'''

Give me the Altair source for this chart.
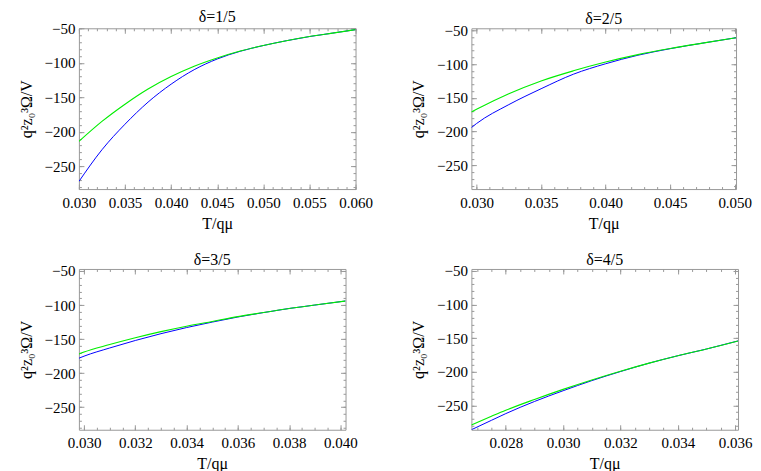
import altair as alt
import pandas as pd

FONT = "'Liberation Serif', 'Times New Roman', Times, 'DejaVu Serif', serif"
BLUE = "#0000ff"
GREEN = "#00ee00"
GRAY = "#999999"

# ---- data ----
p1_T = [0.030, 0.0325, 0.035, 0.0375, 0.040, 0.0425, 0.045, 0.0475, 0.050, 0.0525, 0.055, 0.0575, 0.060]
p1_green = [-214, -185, -160, -138, -120, -105, -93, -83, -75, -68, -62, -57, -52]
p1_blue = [-272, -226, -189, -157, -131, -110, -94.5, -83.3, -75, -68, -62, -57, -52]

p2_T = [0.0296, 0.030, 0.0325, 0.035, 0.0375, 0.040, 0.0425, 0.045, 0.0475, 0.0501]
p2_green = [-171, -167, -144, -125, -110, -97, -86, -77, -69, -61]
p2_blue = [-194, -188, -160, -136.5, -115, -99.5, -86.9, -77.2, -69, -61]

p3_T = [0.0298, 0.030, 0.031, 0.032, 0.033, 0.034, 0.035, 0.036, 0.037, 0.038, 0.039, 0.0402]
p3_green = [-172, -169, -158, -148, -139, -131, -124, -117, -111, -105, -100, -94]
p3_blue = [-178, -175, -163, -152, -142, -133, -125, -117.5, -111, -105, -100, -94]

p4_T = [0.0268, 0.0275, 0.028, 0.029, 0.030, 0.031, 0.032, 0.033, 0.034, 0.035, 0.0361]
p4_green = [-279, -266, -257, -241, -226, -212, -199, -187, -176, -166, -154]
p4_blue = [-286, -272, -262, -244, -228, -213, -199.5, -187, -176, -166, -154]

titles = ["δ=1/5", "δ=2/5", "δ=3/5", "δ=4/5"]
x_domains = [[0.030, 0.060], [0.0296, 0.0501], [0.0298, 0.0402], [0.0268, 0.0361]]
y_domains = [[-283, -50], [-285, -47], [-283, -47], [-286, -47]]
x_major_steps = [0.005, 0.005, 0.002, 0.002]
x_minor_steps = [0.001, 0.001, 0.0005, 0.0005]
y_major_labels = [-250, -200, -150, -100, -50]
widths = [277, 265, 267, 267]
HEIGHT = 161

Y_TITLE = "q²z₀³Ω/V"
X_TITLE = "T/qμ"


def ticks_in(lo, hi, step):
    n0 = int(round(lo / step)) - 1
    n1 = int(round(hi / step)) + 1
    out = []
    for n in range(n0, n1 + 1):
        v = round(n * step, 6)
        if lo - 1e-9 <= v <= hi + 1e-9:
            out.append(v)
    return out


def panel(T, green, blue, title, xdom, ydom, xmaj, xmin, w):
    dfb = pd.DataFrame({"T": T, "V": blue})
    dfg = pd.DataFrame({"T": T, "V": green})
    xs = alt.Scale(domain=xdom, nice=False, zero=False)
    ys = alt.Scale(domain=ydom, nice=False, zero=False)
    xmajor = ticks_in(xdom[0], xdom[1], xmaj)
    xminor = ticks_in(xdom[0], xdom[1], xmin)
    ymajor = ticks_in(ydom[0], ydom[1], 50)
    yminor = ticks_in(ydom[0], ydom[1], 10)

    blue_line = alt.Chart(dfb).mark_line(
        color=BLUE, strokeWidth=1, clip=True, interpolate="monotone"
    ).encode(
        x=alt.X("T:Q", scale=xs, axis=alt.Axis(
            values=xmajor, format=".3f", ticks=False, domain=False, grid=False,
            labelFlush=False, labelOverlap=False, labelPadding=6,
            labelFont=FONT, labelFontSize=15,
            title=X_TITLE, titlePadding=5)),
        y=alt.Y("V:Q", scale=ys, axis=alt.Axis(
            values=[v for v in y_major_labels if ydom[0] <= v <= ydom[1]],
            format="d", ticks=False, domain=False, grid=False,
            labelFlush=False, labelOverlap=False, labelPadding=4,
            labelFont=FONT, labelFontSize=15,
            title=Y_TITLE, titlePadding=10)),
    )
    green_line = alt.Chart(dfg).mark_line(
        color=GREEN, strokeWidth=1.1, clip=True, interpolate="monotone"
    ).encode(
        x=alt.X("T:Q", scale=xs, axis=None),
        y=alt.Y("V:Q", scale=ys, axis=None),
    )

    def tick_layer(xo, yo, xv, yv, size):
        return alt.Chart(dfg).mark_line(opacity=0).encode(
            x=alt.X("T:Q", scale=xs, axis=alt.Axis(
                orient=xo, values=xv, labels=False, domain=False, grid=False,
                ticks=True, tickSize=size, offset=-size, tickColor=GRAY,
                tickWidth=1, title=None)),
            y=alt.Y("V:Q", scale=ys, axis=alt.Axis(
                orient=yo, values=yv, labels=False, domain=False, grid=False,
                ticks=True, tickSize=size, offset=-size, tickColor=GRAY,
                tickWidth=1, title=None)),
        )

    layers = [
        blue_line,
        green_line,
        tick_layer("bottom", "left", xmajor, ymajor, 5),
        tick_layer("top", "right", xmajor, ymajor, 5),
        tick_layer("bottom", "left", xminor, yminor, 2.5),
        tick_layer("top", "right", xminor, yminor, 2.5),
    ]
    return alt.layer(*layers).resolve_axis(x="independent", y="independent").properties(
        width=w, height=HEIGHT,
        title=alt.Title(title, font=FONT, fontSize=16, fontWeight="normal",
                        color="#000000", offset=-4, frame="group"),
    )


data = [(p1_T, p1_green, p1_blue), (p2_T, p2_green, p2_blue),
        (p3_T, p3_green, p3_blue), (p4_T, p4_green, p4_blue)]

panels = []
for i, (T, g, b) in enumerate(data):
    panels.append(panel(T, g, b, titles[i], x_domains[i], y_domains[i],
                        x_major_steps[i], x_minor_steps[i], widths[i]))

chart = alt.concat(
    *panels, columns=2, spacing={"row": 80, "column": 116}, bounds="flush", align="each"
).properties(
    padding={"left": 9, "top": 0, "right": 0, "bottom": 0}
).configure_axis(
    labelFont=FONT, titleFont=FONT, labelFontSize=15, titleFontSize=16,
    labelColor="#000000", titleColor="#000000", titleFontWeight="normal",
).configure_view(
    stroke=GRAY, strokeWidth=1
)

chart.save("out.html", embed_options={"renderer": "svg", "actions": False})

'''

§ **Short exercise**
Leave every image out, and retype the material exactly.

§ **Right answer**
Give me the Altair source for this chart.
import altair as alt
import pandas as pd

FONT = "'Liberation Serif', 'Times New Roman', Times, 'DejaVu Serif', serif"
BLUE = "#0000ff"
GREEN = "#00ee00"
GRAY = "#999999"

# ---- data ----
p1_T = [0.030, 0.0325, 0.035, 0.0375, 0.040, 0.0425, 0.045, 0.0475, 0.050, 0.0525, 0.055, 0.0575, 0.060]
p1_green = [-214, -185, -160, -138, -120, -105, -93, -83, -75, -68, -62, -57, -52]
p1_blue = [-272, -226, -189, -157, -131, -110, -94.5, -83.3, -75, -68, -62, -57, -52]

p2_T = [0.0296, 0.030, 0.0325, 0.035, 0.0375, 0.040, 0.0425, 0.045, 0.0475, 0.0501]
p2_green = [-171, -167, -144, -125, -110, -97, -86, -77, -69, -61]
p2_blue = [-194, -188, -160, -136.5, -115, -99.5, -86.9, -77.2, -69, -61]

p3_T = [0.0298, 0.030, 0.031, 0.032, 0.033, 0.034, 0.035, 0.036, 0.037, 0.038, 0.039, 0.0402]
p3_green = [-172, -169, -158, -148, -139, -131, -124, -117, -111, -105, -100, -94]
p3_blue = [-178, -175, -163, -152, -142, -133, -125, -117.5, -111, -105, -100, -94]

p4_T = [0.0268, 0.0275, 0.028, 0.029, 0.030, 0.031, 0.032, 0.033, 0.034, 0.035, 0.0361]
p4_green = [-279, -266, -257, -241, -226, -212, -199, -187, -176, -166, -154]
p4_blue = [-286, -272, -262, -244, -228, -213, -199.5, -187, -176, -166, -154]

titles = ["δ=1/5", "δ=2/5", "δ=3/5", "δ=4/5"]
x_domains = [[0.030, 0.060], [0.0296, 0.0501], [0.0298, 0.0402], [0.0268, 0.0361]]
y_domains = [[-283, -50], [-285, -47], [-283, -47], [-286, -47]]
x_major_steps = [0.005, 0.005, 0.002, 0.002]
x_minor_steps = [0.001, 0.001, 0.0005, 0.0005]
y_major_labels = [-250, -200, -150, -100, -50]
widths = [277, 265, 267, 267]
HEIGHT = 161

Y_TITLE = "q²z₀³Ω/V"
X_TITLE = "T/qμ"


def ticks_in(lo, hi, step):
    n0 = int(round(lo / step)) - 1
    n1 = int(round(hi / step)) + 1
    out = []
    for n in range(n0, n1 + 1):
        v = round(n * step, 6)
        if lo - 1e-9 <= v <= hi + 1e-9:
            out.append(v)
    return out


def panel(T, green, blue, title, xdom, ydom, xmaj, xmin, w):
    dfb = pd.DataFrame({"T": T, "V": blue})
    dfg = pd.DataFrame({"T": T, "V": green})
    xs = alt.Scale(domain=xdom, nice=False, zero=False)
    ys = alt.Scale(domain=ydom, nice=False, zero=False)
    xmajor = ticks_in(xdom[0], xdom[1], xmaj)
    xminor = ticks_in(xdom[0], xdom[1], xmin)
    ymajor = ticks_in(ydom[0], ydom[1], 50)
    yminor = ticks_in(ydom[0], ydom[1], 10)

    blue_line = alt.Chart(dfb).mark_line(
        color=BLUE, strokeWidth=1, clip=True, interpolate="monotone"
    ).encode(
        x=alt.X("T:Q", scale=xs, axis=alt.Axis(
            values=xmajor, format=".3f", ticks=False, domain=False, grid=False,
            labelFlush=False, labelOverlap=False, labelPadding=6,
            labelFont=FONT, labelFontSize=15,
            title=X_TITLE, titlePadding=5)),
        y=alt.Y("V:Q", scale=ys, axis=alt.Axis(
            values=[v for v in y_major_labels if ydom[0] <= v <= ydom[1]],
            format="d", ticks=False, domain=False, grid=False,
            labelFlush=False, labelOverlap=False, labelPadding=4,
            labelFont=FONT, labelFontSize=15,
            title=Y_TITLE, titlePadding=10)),
    )
    green_line = alt.Chart(dfg).mark_line(
        color=GREEN, strokeWidth=1.1, clip=True, interpolate="monotone"
    ).encode(
        x=alt.X("T:Q", scale=xs, axis=None),
        y=alt.Y("V:Q", scale=ys, axis=None),
    )

    def tick_layer(xo, yo, xv, yv, size):
        return alt.Chart(dfg).mark_line(opacity=0).encode(
            x=alt.X("T:Q", scale=xs, axis=alt.Axis(
                orient=xo, values=xv, labels=False, domain=False, grid=False,
                ticks=True, tickSize=size, offset=-size, tickColor=GRAY,
                tickWidth=1, title=None)),
            y=alt.Y("V:Q", scale=ys, axis=alt.Axis(
                orient=yo, values=yv, labels=False, domain=False, grid=False,
                ticks=True, tickSize=size, offset=-size, tickColor=GRAY,
                tickWidth=1, title=None)),
        )

    layers = [
        blue_line,
        green_line,
        tick_layer("bottom", "left", xmajor, ymajor, 5),
        tick_layer("top", "right", xmajor, ymajor, 5),
        tick_layer("bottom", "left", xminor, yminor, 2.5),
        tick_layer("top", "right", xminor, yminor, 2.5),
    ]
    return alt.layer(*layers).resolve_axis(x="independent", y="independent").properties(
        width=w, height=HEIGHT,
        title=alt.Title(title, font=FONT, fontSize=16, fontWeight="normal",
                        color="#000000", offset=-4, frame="group"),
    )


data = [(p1_T, p1_green, p1_blue), (p2_T, p2_green, p2_blue),
        (p3_T, p3_green, p3_blue), (p4_T, p4_green, p4_blue)]

panels = []
for i, (T, g, b) in enumerate(data):
    panels.append(panel(T, g, b, titles[i], x_domains[i], y_domains[i],
                        x_major_steps[i], x_minor_steps[i], widths[i]))

chart = alt.concat(
    *panels, columns=2, spacing={"row": 80, "column": 116}, bounds="flush", align="each"
).properties(
    padding={"left": 9, "top": 0, "right": 0, "bottom": 0}
).configure_axis(
    labelFont=FONT, titleFont=FONT, labelFontSize=15, titleFontSize=16,
    labelColor="#000000", titleColor="#000000", titleFontWeight="normal",
).configure_view(
    stroke=GRAY, strokeWidth=1
)

chart.save("out.html", embed_options={"renderer": "svg", "actions": False})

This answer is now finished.